Wednesday, September 24, 2008

Government investigating price-fixing in food

USAToday reports that the Justice Department is investigating allegations of price-fixing in two more categories of the US food market -- tomatoes and eggs (they have been investigating citrus for the past year).

These investigations are into price-fixing not by manufacturers, but by producers -- farmers and cooperatives.

Although federal law bars competitors from collaborating when setting their prices, Congress has created antitrust exemptions intended to help small farm groups and cooperatives bargain with large food processors.

Inquiries into whether food producers overstepped those limits are being run by federal prosecutors in Sacramento, and an antitrust division of the Justice Department based in Philadelphia.

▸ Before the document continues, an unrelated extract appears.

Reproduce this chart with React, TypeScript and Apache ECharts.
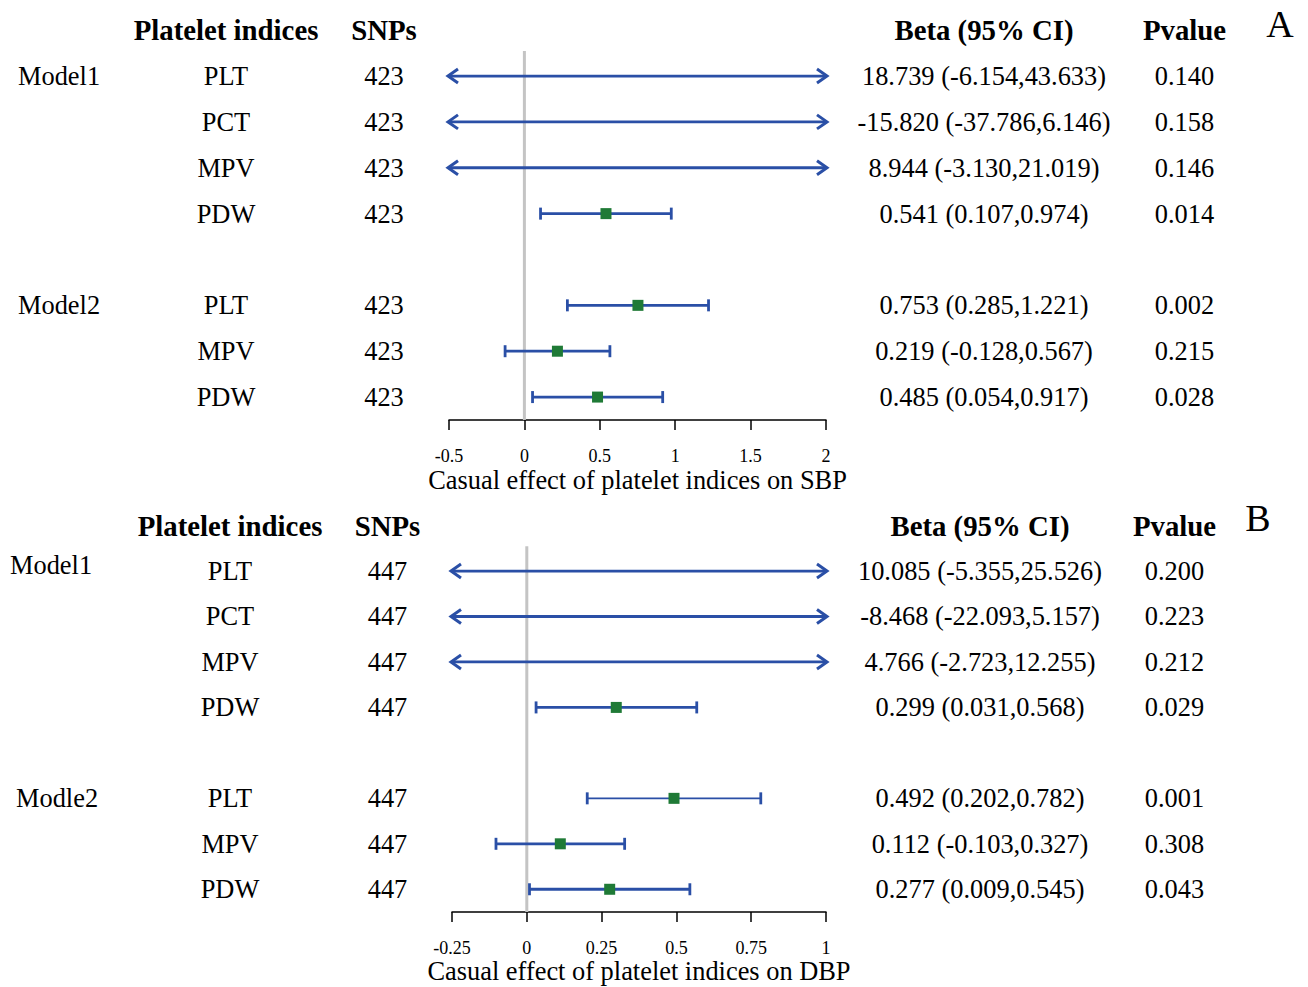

A separate report, a few days previous, in the Wall Street Journal, said that the Commodity Futures Trading Commission (CFTC) is investigating the dairy industry, specifically Dairy Farmers of America, a cooperative that processes one-third of the nation's milk.

According to the Journal report, the CFTC is investigating whether DFA drove up the prices of milk and cheese futures through strategic trading of cheese contracts on the Chicago Mercantile Exchange. Because DFA purchases milk from farmers based in part on the prices of dairy futures, this would amount to an illegal maneuver to increase the price of milk.